## [Task to carry out]
From the material below, list every line containing "matplotlib".
### Source data ###
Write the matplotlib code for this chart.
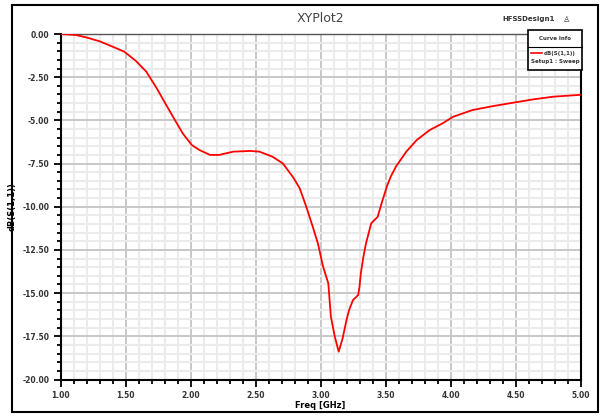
import matplotlib
matplotlib.use("Agg")
import matplotlib.pyplot as plt
from matplotlib.ticker import MultipleLocator, FormatStrFormatter
from matplotlib.patches import Rectangle
from matplotlib.lines import Line2D

freq = [1.00, 1.12, 1.20, 1.30, 1.40, 1.49, 1.58, 1.66, 1.74, 1.82, 1.88, 1.94, 2.01, 2.07, 2.15,
        2.22, 2.33, 2.46, 2.53, 2.63, 2.71, 2.79, 2.84, 2.89, 2.94, 2.98, 3.02, 3.06,
        3.07, 3.08, 3.11, 3.14, 3.17, 3.20, 3.22, 3.25, 3.29, 3.30, 3.31, 3.33, 3.35,
        3.39, 3.44, 3.47, 3.51, 3.54, 3.58, 3.66, 3.74, 3.84, 3.94, 4.02, 4.17, 4.33,
        4.48, 4.64, 4.79, 5.00]
s11 = [0.00, -0.06, -0.20, -0.42, -0.73, -1.02, -1.56, -2.18, -3.14, -4.20, -4.98, -5.75, -6.43, -6.72, -7.00,
       -7.00, -6.81, -6.77, -6.81, -7.10, -7.49, -8.30, -8.93, -9.99, -11.15, -12.12, -13.47, -14.43,
       -15.40, -16.37, -17.52, -18.39, -17.62, -16.56, -15.98, -15.40, -15.11, -14.63, -13.86, -12.90, -12.12,
       -10.96, -10.58, -9.80, -8.84, -8.26, -7.68, -6.81, -6.14, -5.56, -5.17, -4.79, -4.40, -4.17,
       -3.98, -3.78, -3.63, -3.52]

x_major = [1.0, 1.5, 2.0, 2.5, 3.0, 3.5, 4.0, 4.5, 5.0]
y_major = [0.0, -2.5, -5.0, -7.5, -10.0, -12.5, -15.0, -17.5, -20.0]

fig = plt.figure(figsize=(6.02, 4.18), dpi=100)
fig.patch.set_facecolor("white")

# outer frame
fig.patches.append(Rectangle((12/602, 1-412/418), 586/602, 407/418, transform=fig.transFigure,
                             fill=False, edgecolor="black", linewidth=1.5))

ax = fig.add_axes([60.5/602, 1-379.5/418, 520/602, 345.5/418])
ax.plot(freq, s11, color="#ff0000", linewidth=1.3, zorder=3)
ax.set_xlim(1.0, 5.0)
ax.set_ylim(-20.0, 0.0)
ax.set_xticks(x_major)
ax.set_yticks(y_major)
ax.xaxis.set_minor_locator(MultipleLocator(0.1))
ax.yaxis.set_minor_locator(MultipleLocator(0.5))
ax.xaxis.set_major_formatter(FormatStrFormatter("%.2f"))
ax.yaxis.set_major_formatter(FormatStrFormatter("%.2f"))
ax.grid(which="minor", color="#ebebeb", linewidth=1.5, zorder=0)
ax.grid(which="major", color="#c8c8c8", linewidth=1.4, zorder=1)
ax.set_axisbelow(True)
for s in ["left", "bottom", "right"]:
    ax.spines[s].set_linewidth(1.5)
    ax.spines[s].set_color("black")
ax.spines["top"].set_color("#555555")
ax.spines["top"].set_linewidth(1.0)
ax.tick_params(which="major", length=5, width=1.3, labelsize=5.5, pad=3, colors="black")
ax.tick_params(which="minor", length=3, width=1.3)
for lab in ax.get_xticklabels() + ax.get_yticklabels():
    lab.set_fontweight("bold")
    lab.set_color("#333333")
ax.set_xlabel("Freq [GHz]", fontsize=6, fontweight="bold", labelpad=1)
ax.set_ylabel("dB(S(1,1))", fontsize=6, fontweight="bold", labelpad=4)

fig.text(320/602, 1-19/418, "XYPlot2", ha="center", va="center", fontsize=9, color="#444444",
         family="Liberation Sans Narrow")
fig.text(555/602, 1-19/418, "HFSSDesign1", ha="right", va="center", fontsize=5, fontweight="bold",
         color="#333333")
fig.text(566/602, 1-19/418, "\u2659", ha="center", va="center", fontsize=6, color="#444444")

# legend box
lx0, ly0, lx1, ly1 = 528, 30, 582, 70
fig.patches.append(Rectangle((lx0/602, 1-ly1/418), (lx1-lx0)/602, (ly1-ly0)/418,
                             transform=fig.transFigure, facecolor="white", edgecolor="black",
                             linewidth=1.2, zorder=5))
fig.lines.append(Line2D([lx0/602, lx1/602], [1-47/418, 1-47/418], transform=fig.transFigure,
                        color="black", linewidth=0.8, zorder=6))
fig.text(555/602, 1-38/418, "Curve Info", ha="center", va="center", fontsize=4, fontweight="bold",
         color="#333333", zorder=7)
fig.lines.append(Line2D([531/602, 542/602], [1-53/418, 1-53/418], transform=fig.transFigure,
                        color="#ff0000", linewidth=1.2, zorder=6))
fig.text(560/602, 1-53/418, "dB(S(1,1))", ha="center", va="center", fontsize=4, fontweight="bold",
         color="#333333", zorder=7)
fig.text(555/602, 1-62/418, "Setup1 : Sweep", ha="center", va="center", fontsize=4, fontweight="bold",
         color="#333333", zorder=7)

fig.savefig("out.png", dpi=100)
###
## [Response to this exercise]
Write the matplotlib code for this chart.
import matplotlib
matplotlib.use("Agg")
import matplotlib.pyplot as plt
from matplotlib.ticker import MultipleLocator, FormatStrFormatter
from matplotlib.patches import Rectangle
from matplotlib.lines import Line2D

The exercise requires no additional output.